The University Board of Regents approved the most expensive building in University history with plans for a new $498 million children’s and women’s hospital to replace the current C.S. Mott Children’s and Women’s Hospital.

Approved at the regents’ last meeting, the replacement facility is being built in response to an increased demand on the hospital system, and a greater need for space to allow patient privacy and state-of-the-art facilities.

University President Mary Sue Coleman opened the April regents’ meeting by addressing the increasingly outdated facilities at Mott, which opened in 1969.

“The Mott facilities are 35 years old and virtually the whole world of pediatric medicine has changed during that time,” Coleman said. “The Mott team has coped with insufficient and outdated spaces as patient demand has skyrocketed.”

Coleman expressed the University’s desire to continue to improve the quality of care that Mott has provided for families throughout Michigan and the country.

“It is time for the quality of facilities to again match the quality of medical care,” she said.

University Health System spokeswoman Krista Hopson said Mott’s age prohibited it from keeping up with medical advances.

“Things have just grown tremendously,” Hopson said. “We’re operating in a facility that was designed long before we had innovations such as pediatric magnetic resonance imaging, before we had the treatments that we have for things such as leukemia.”

Hopson also said that the number of patients in Mott had nearly quadrupled in the last 35 years.
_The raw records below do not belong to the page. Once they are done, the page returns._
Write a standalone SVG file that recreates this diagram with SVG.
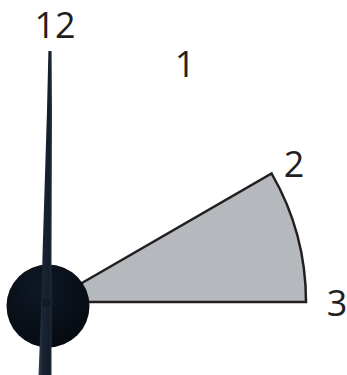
<svg xmlns="http://www.w3.org/2000/svg" width="347" height="375" viewBox="0 0 347 375">
  <style>
    .lbl { font-family: "Open Sans", "Liberation Sans", sans-serif; font-size: 36px; fill: #231f20; text-anchor: middle; }
    .sector { fill: #b5b8bc; stroke: #231f20; stroke-width: 2.5; stroke-linejoin: miter; }
    .hand { fill: url(#handGrad); }
  </style>
  <defs>
    <linearGradient id="handGrad" x1="0" y1="0" x2="1" y2="0">
      <stop offset="0" stop-color="#34404e"/>
      <stop offset="0.3" stop-color="#1a2432"/>
      <stop offset="0.8" stop-color="#141e2b"/>
      <stop offset="1" stop-color="#283442"/>
    </linearGradient>
    <radialGradient id="dialGrad" cx="0.4" cy="0.3" r="0.8">
      <stop offset="0" stop-color="#0f1825"/>
      <stop offset="1" stop-color="#05090f"/>
    </radialGradient>
  </defs>

  <g id="connectors"></g>

  <g id="sector">
    <path class="sector" d="M49,302 L271.6,173.5 A257,257 0 0 1 306,302 Z"/>
  </g>

  <g id="mechanism">
    <circle cx="48" cy="306" r="41.5" fill="url(#dialGrad)"/>
    <path class="hand" d="M48.4,51 L51.6,51 L52,110 L51.5,260 L51.5,375 L38.5,375 L41.5,300 L42.5,255 L47,110 Z"/>
    <circle cx="46.5" cy="303" r="5.5" fill="#121c28" stroke="#202b38" stroke-width="1"/>
  </g>

  <g id="label-12"><text class="lbl" x="55" y="38">12</text></g>
  <g id="label-1"><text class="lbl" x="185" y="77">1</text></g>
  <g id="label-2"><text class="lbl" x="294" y="177">2</text></g>
  <g id="label-3"><text class="lbl" x="337" y="316">3</text></g>
</svg>
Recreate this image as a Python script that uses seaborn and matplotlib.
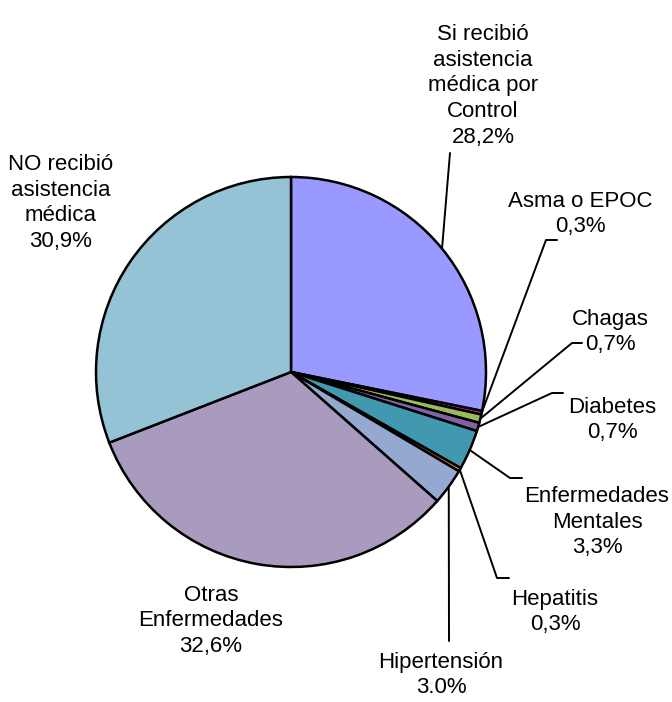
import numpy as np
import seaborn as sns
import matplotlib
matplotlib.use("Agg")
import matplotlib.pylab as plt

W, H = 672, 702

categories = ["Si recibió\nasistencia\nmédica por\nControl", "Asma o EPOC", "Chagas",
              "Diabetes", "Enfermedades\nMentales", "Hepatitis", "Hipertensión",
              "Otras\nEnfermedades", "NO recibió\nasistencia\nmédica"]
values = [28.2, 0.3, 0.7, 0.7, 3.3, 0.3, 3.0, 32.6, 30.9]
pct_labels = ["28,2%", "0,3%", "0,7%", "0,7%", "3,3%", "0,3%", "3.0%", "32,6%", "30,9%"]
colors = ["#9999FF", "#CC3399", "#9BBB59", "#8064A2", "#4198AF", "#F79646",
          "#95A9D0", "#A99BBD", "#93C3D5"]

# label block centres (image pixel coords, y from top)
label_pos = [(483, 86), (580, 214), (610, 332), (612, 420), (597, 522),
             (555, 612), (441, 675), (211, 621), (61, 203)]
# leader line points after the wedge anchor (None = no leader)
leaders = [[(450, 153)], [(546, 240), (557, 240)], [(572, 343), (582, 343)],
           [(552, 393), (563, 393)], [(510, 478), (522, 478)],
           [(497, 578), (509, 578)], [(449, 641)], None, None]

sns.set_theme(style="white")
plt.rcParams["font.family"] = ["Liberation Sans", "DejaVu Sans"]

fig = plt.figure(figsize=(W / 100, H / 100), dpi=100)
ax = fig.add_axes([0, 0, 1, 1])

cx, cy, R = 291, H - 372, 195
wedges, _ = ax.pie(values, colors=colors, startangle=90, counterclock=False,
                   center=(cx, cy), radius=R,
                   wedgeprops=dict(edgecolor="black", linewidth=1.8))

for i, w in enumerate(wedges):
    lx, ly = label_pos[i]
    ax.text(lx, H - ly, categories[i] + "\n" + pct_labels[i], ha="center", va="center",
            multialignment="center", fontsize=16, linespacing=1.3, color="black")
    if leaders[i] is None:
        continue
    # leader starts at the middle of the wedge's outer edge
    th = np.deg2rad((w.theta1 + w.theta2) / 2)
    xs = [cx + R * np.cos(th)] + [p[0] for p in leaders[i]]
    ys = [cy + R * np.sin(th)] + [H - p[1] for p in leaders[i]]
    ax.plot(xs, ys, color="black", linewidth=1.4)

ax.set_xlim(0, W)
ax.set_ylim(0, H)
ax.set_aspect("equal")
ax.axis("off")
fig.savefig("out.png", dpi=100, facecolor="white")
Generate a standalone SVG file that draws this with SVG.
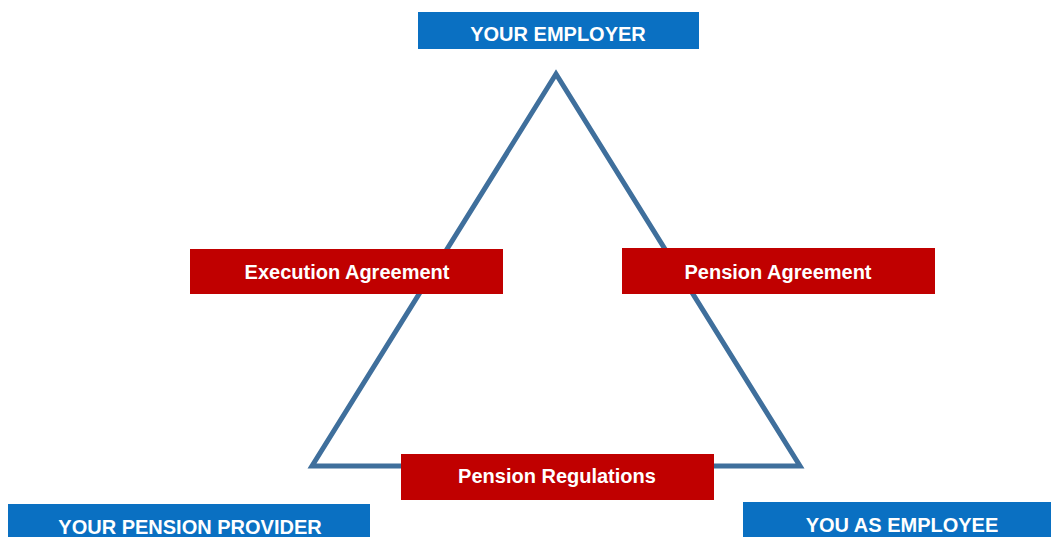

Funding for the hospital is expected to come from private donations, multiple fundraising efforts and hospital reserves. UHS has already raised roughly $35 million for the new building, with $25 million coming through a grant from the C.S. Mott Foundation, based in Flint, and $4 million through a grant from the Carls Foundation. The “M GO BLUE for Mott” wristbands have also raised $500,000 in sales to go toward the project. Even professional and Michigan hockey players played each other twice to raise $60,000 for the new hospital.

Regent David Brandon (R-Ann Arbor) has led the fundraising campaign along with his wife Jan Brandon, head football coach Lloyd Carr and his wife Laurie. Brandon said he felt compelled to help raise support for a new facility because of the work they had done for his family 25 years ago, when his twin sons were born prematurely with blood complications and were treated at Mott.

“As far as I’m concerned, the people of Mott saved the lives of my sons,” Brandon said. “Obviously I have a real strong personal connection with Mott and I believe strongly in having a world-class pediatric hospital in our community.”

The new hospital is hoped to open in 2011, though a start-date for construction and the schematic designs have yet to be decided, Hopson said.

The one-million square feet will be divided with about 775,000 square feet set aside for inpatient space, 225,000 square feet for clinic and office space and 90,000 square feet of shell space allocated for future growth and expansion. The final bed count of the hospital has not been determined yet, but is expected to be larger than the 240 available in Mott currently.

Construction for the replacement hospital is planned to take place on the Terrace Site, a parking lot near the Taubman Health Center

The current Mott facility will remain open and function as normal throughout the construction, and once the new facility is completed the Health System will use the old building for faculty offices, clinic facilities and family space.

HKS Architects has been approved to design the new hospital.